The grape’s name “Dolcetto” (in Italian, “sweet, little one”) is misleading because Dolcetto wine is not sweet at all. Dolcetto is a dark-skinned grape; it produces a dry wine with some tannin, but it is relatively low in acidity. Dolcetto is often the first wine served at a Piedmontese dinner—with appetizers, with soup, and sometimes with light pasta entrées. It is a wine that is best consumed when it is young, fresh and fruity.


Retail prices range from $14 to $19 for Dolcetto. Dolcetto wines may carry the appellation of Dolcetto d’Alba, Dolcetto d’Asti, Diano d’Alba or Dolcetto di Ovada. Also, centered around the town of Dogliani, the Dogliani DOCG wines are made from 100% Dolcetto. Chionetti and Luigi Einaudi are two standout producers of Dogliani, which along with Ovada Dolcetto is considered the sturdiest of the Dolcetto wines.



Barbera is the most popular of the everyday Piedmontese wines. It can also be found in many other regions of Italy, but its spiritual home is in Piedmont. Barbera is a delicious, fruity dry wine reminiscent of blackberries, with very low tannin but high acidity, imparting a pleasant, tart finish. You can drink it young, but the best Barberas can age for 10 or more years. I prefer it when it’s three or four years old. Barbera goes famously with pizza. Italians serve it with most pastas, and it can even accompany fish; it’s great with burgers as well.


The most popular Barberas are Barbera d’Asti, Nizza d’Asti, Barbera d’Alba and Barbera di Monferrato (the Monferrato zone, just east of Asti, is thought to be Barbera’s original home). The original-style, unoaked Barberas, retail mainly in the $15 to $20 range. Barberas that are barrique-aged start at $20 but can go up to $45 in some cases; thankfully, they are becoming less popular.



When Nebbiolo is grown outside of the delimited Barolo or Barbaresco zones, the wine made is called Langhe Nebbiolo or Nebbiolo d’Alba. The Langhe is the large, hilly area south and east of the Tanaro River where most of the prime vineyards, including Barolo and Barbaresco, are located. Nebbiolo d’Alba is the name of the wine when the grapes grow specifically in the Alba region (part of the Langhe).

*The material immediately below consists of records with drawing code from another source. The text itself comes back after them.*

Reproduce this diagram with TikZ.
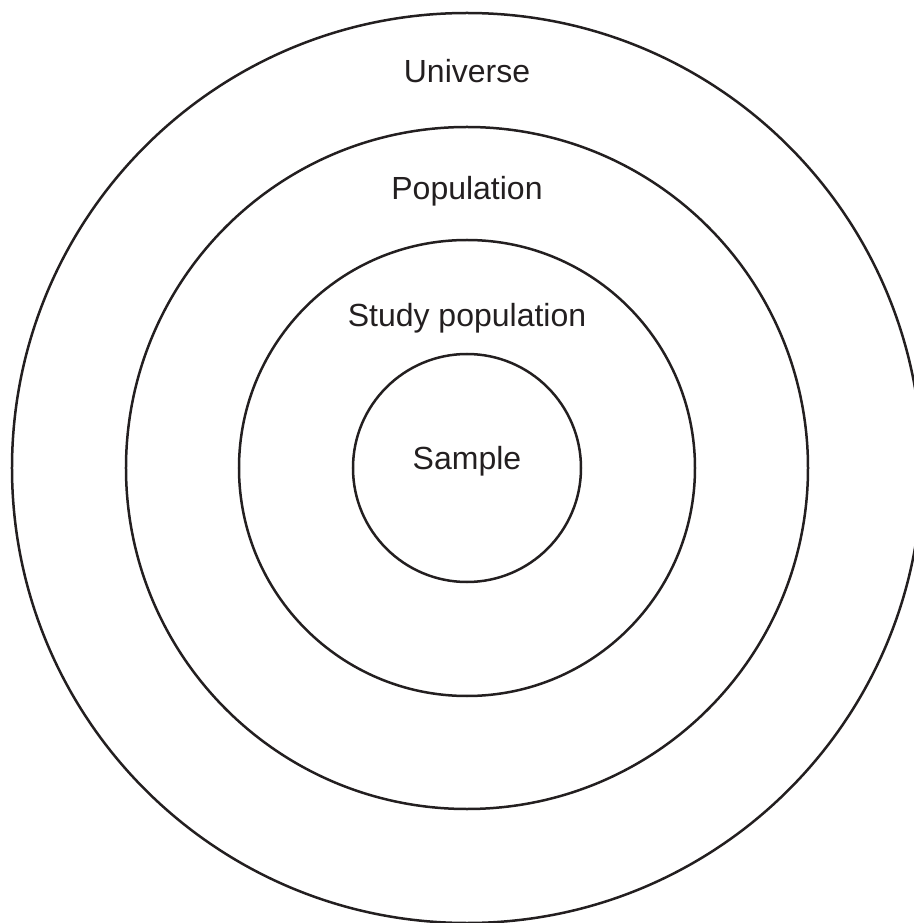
\documentclass[tikz,border=0pt]{standalone}
\usepackage{fontspec}
\setmainfont{Liberation Sans}
\usetikzlibrary{positioning}
\definecolor{ink}{HTML}{231F20}

\begin{document}
\begin{tikzpicture}[x=1pt, y=1pt,
    ring/.style={draw=ink, circle, line width=2.5pt, inner sep=0pt},
    lbl/.style={anchor=base, text=ink, font=\fontsize{32}{38}\selectfont}]
    \useasboundingbox (-467,-455) rectangle (446,468);

    \node (sample) [ring, minimum size=228pt] at (0,0) {};
    \node (study) [ring, minimum size=456pt] at (0,0) {};
    \node (pop) [ring, minimum size=682pt] at (0,0) {};
    \node (univ) [ring, minimum size=910pt] at (0,0) {};

    \node (sampleL) [lbl] at (0,-2) {Sample};
    \node (studyL) [lbl] at (0,141) {Study population};
    \node (popL) [lbl] at (0,268) {Population};
    \node (univL) [lbl] at (0,385) {Universe};
\end{tikzpicture}
\end{document}
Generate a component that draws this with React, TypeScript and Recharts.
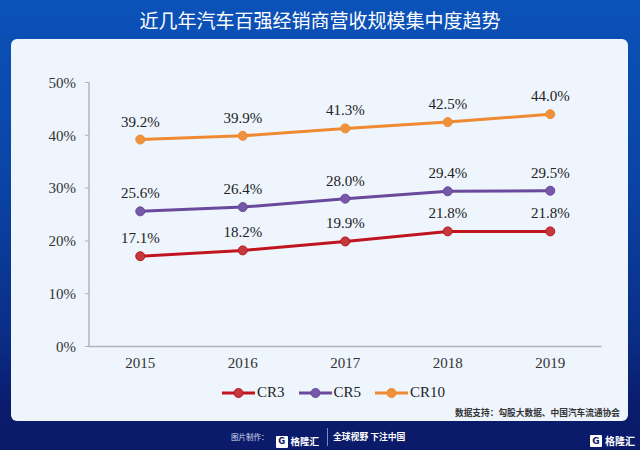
import { LineChart, Line, XAxis, YAxis, LabelList, Legend } from "recharts";

const years = ["2015", "2016", "2017", "2018", "2019"];
const cr3 = [17.1, 18.2, 19.9, 21.8, 21.8];
const cr5 = [25.6, 26.4, 28.0, 29.4, 29.5];
const cr10 = [39.2, 39.9, 41.3, 42.5, 44.0];
const yTicks = [0, 10, 20, 30, 40, 50];

const series = [
  { key: "CR3", color: "#c0141f", dot: "#c33a3e" },
  { key: "CR5", color: "#6a4a9c", dot: "#7658a8" },
  { key: "CR10", color: "#ef8a33", dot: "#f0923d" },
];

const data = years.map((year, i) => ({
  year,
  CR3: cr3[i],
  CR5: cr5[i],
  CR10: cr10[i],
}));

const serif = "'Liberation Serif', 'Times New Roman', serif";
const cjk = "'Noto Sans CJK SC', 'Noto Sans', sans-serif";

function renderLegend() {
  return (
    <div style={{ display: "flex", alignItems: "center", fontFamily: serif, fontSize: 15, color: "#222" }}>
      {series.map((s) => (
        <div key={s.key} style={{ display: "flex", alignItems: "center", marginRight: 14 }}>
          <svg width={33} height={12} style={{ marginRight: 2 }}>
            <line x1={0} y1={6} x2={33} y2={6} stroke={s.color} strokeWidth={3} />
            <circle cx={16.5} cy={6} r={4.5} fill={s.dot} stroke={s.color} strokeWidth={1} />
          </svg>
          <span>{s.key}</span>
        </div>
      ))}
    </div>
  );
}

function Logo({ size = 10 }: { size?: number }) {
  return (
    <span style={{ display: "inline-flex", alignItems: "center", whiteSpace: "nowrap" }}>
      <span
        style={{
          display: "inline-block",
          width: size + 2,
          height: size + 2,
          background: "#fff",
          color: "#0b1a6a",
          fontFamily: "'DejaVu Sans', sans-serif",
          fontWeight: 700,
          fontSize: size - 1,
          lineHeight: `${size + 2}px`,
          textAlign: "center",
          borderRadius: 1,
          marginRight: 3,
        }}
      >
        G
      </span>
      <span style={{ fontFamily: cjk, fontWeight: 700, fontSize: size, color: "#fff", lineHeight: `${size + 4}px` }}>
        格隆汇
      </span>
    </span>
  );
}

export default function App() {
  return (
    <div
      style={{
        position: "relative",
        width: 640,
        height: 450,
        overflow: "hidden",
        background: "linear-gradient(to bottom, #0b52b9 0%, #0a44a6 40%, #0a2d86 75%, #0b1c6e 90%, #0b1a69 100%)",
      }}
    >
      <style>{`body{margin:0}`}</style>
      <div
        style={{
          position: "absolute",
          left: 0,
          top: 7,
          width: 640,
          textAlign: "center",
          color: "#fff",
          fontFamily: cjk,
          fontSize: 19,
          lineHeight: "26px",
        }}
      >
        近几年汽车百强经销商营收规模集中度趋势
      </div>
      <div
        style={{
          position: "absolute",
          left: 11,
          top: 39,
          width: 617,
          height: 382,
          background: "#eef5fd",
          borderRadius: 6,
        }}
      />
      <div style={{ position: "absolute", left: 0, top: 0 }}>
        <LineChart width={640} height={450} data={data} margin={{ top: 82.5, right: 38.5, bottom: 73.5, left: 0 }}>
          <XAxis
            dataKey="year"
            height={30}
            padding={{ left: 51.25, right: 51.25 }}
            tickLine={false}
            tickSize={6}
            tickMargin={5}
            axisLine={{ stroke: "#b4b4b4", strokeWidth: 1.5 }}
            tick={{ fill: "#333", fontSize: 15, fontFamily: serif }}
          />
          <YAxis
            width={89}
            domain={[0, 50]}
            ticks={yTicks}
            interval={0}
            tickFormatter={(v) => `${v}%`}
            tickSize={4}
            tickMargin={9}
            tickLine={{ stroke: "#b4b4b4" }}
            axisLine={{ stroke: "#b4b4b4", strokeWidth: 1.5 }}
            tick={{ fill: "#333", fontSize: 15, fontFamily: serif }}
          />
          <Legend
            layout="horizontal"
            verticalAlign="middle"
            align="center"
            content={renderLegend}
            wrapperStyle={{ left: 222, top: 384, width: 280 }}
          />
          {series.map((s) => (
            <Line
              key={s.key}
              dataKey={s.key}
              type="linear"
              stroke={s.color}
              strokeWidth={3}
              dot={{ r: 4.5, fill: s.dot, stroke: s.color, strokeWidth: 1 }}
              isAnimationActive={false}
            >
              <LabelList
                dataKey={s.key}
                position="top"
                offset={13}
                formatter={(v: any) => `${Number(v).toFixed(1)}%`}
                style={{ fill: "#222", fontSize: 15, fontFamily: serif }}
              />
            </Line>
          ))}
        </LineChart>
      </div>
      <div
        style={{
          position: "absolute",
          right: 20,
          top: 406,
          fontFamily: cjk,
          fontWeight: 700,
          fontSize: 8.7,
          color: "#333",
          lineHeight: "14px",
          whiteSpace: "nowrap",
        }}
      >
        数据支持：勾股大数据、中国汽车流通协会
      </div>
      <div
        style={{
          position: "absolute",
          left: 231,
          top: 430,
          fontFamily: cjk,
          fontSize: 7.5,
          lineHeight: "14px",
          color: "#d5dcf0",
          whiteSpace: "nowrap",
        }}
      >
        图片制作：
      </div>
      <div style={{ position: "absolute", left: 276, top: 430 }}>
        <Logo size={9.5} />
      </div>
      <div style={{ position: "absolute", left: 327, top: 428, width: 1, height: 18, background: "#7d8cc0" }} />
      <div
        style={{
          position: "absolute",
          left: 333,
          top: 430,
          fontFamily: cjk,
          fontWeight: 700,
          fontSize: 8.8,
          lineHeight: "14px",
          color: "#fff",
          whiteSpace: "nowrap",
        }}
      >
        全球视野 下注中国
      </div>
      <div style={{ position: "absolute", left: 590, top: 430 }}>
        <Logo size={10} />
      </div>
    </div>
  );
}
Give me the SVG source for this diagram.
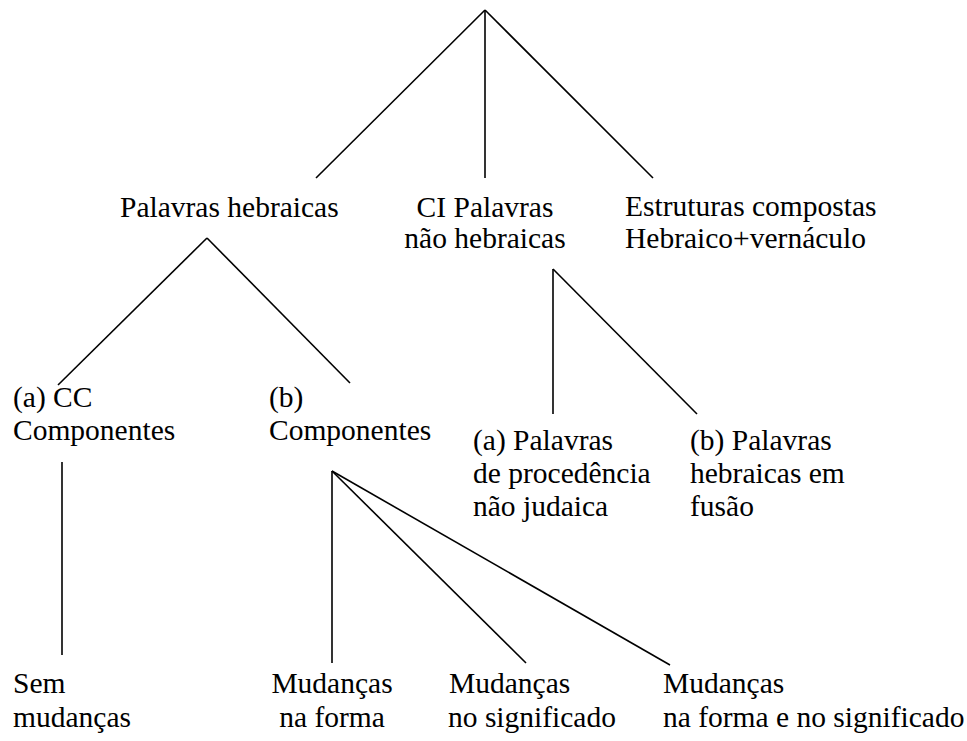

These two Nebbiolo wines are usually produced from grapes of younger vines than in the Barolo or Barbaresco zones, and so are ready to drink as soon as they are released. They don’t have the deep aromas and flavors of mature Barolos or Barbarescos (tar, licorice, leather, and so forth), but they are seriously dry, with ample tannin and acidity and are perfect to accompany meat or poultry entreés or cheeses. They retail in the $18 to $25 range.


Whites to Watch

Two white Piedmontese wines, Arneis and Timorasso, both share a similar backstory: their grape varieties were almost extinct, but were re-discovered and brought back to life.


Roero_Arneis_BGArneis was rescued in Roero, a wine district northwest of Alba, about 50 years ago by the late Alfredo Currado, then winemaker-owner at Vietti. Arneis is a viscous, pleasant, fruity, dry wine with almond and peach aromas and flavors reminiscent of Viognier. It is best used as a wine for appetizers or light first courses. The top Arneis producers are Vietti and Bruno Giacosa. Arneis sells for $23 to $25.


Walter Massa, owner-producer of Vigneti Massa, carefully revived the disappearing Timorasso, growing in the Colli Tortonesi district. Timorasso is a dry, aromatic, full-bodied white wine with good acidity. It is a main-course wine, especially with poultry entrées. Prices for Timorasso start at $23 and go up to $40. The best producer of Timorasso is Walter Massa.


Ending on a sweet note, Piedmont is also the home of delicious Moscato d’Asti, which can be a slightly sparkling wine. And a 750ml bottle sells for as little as $7 to $10!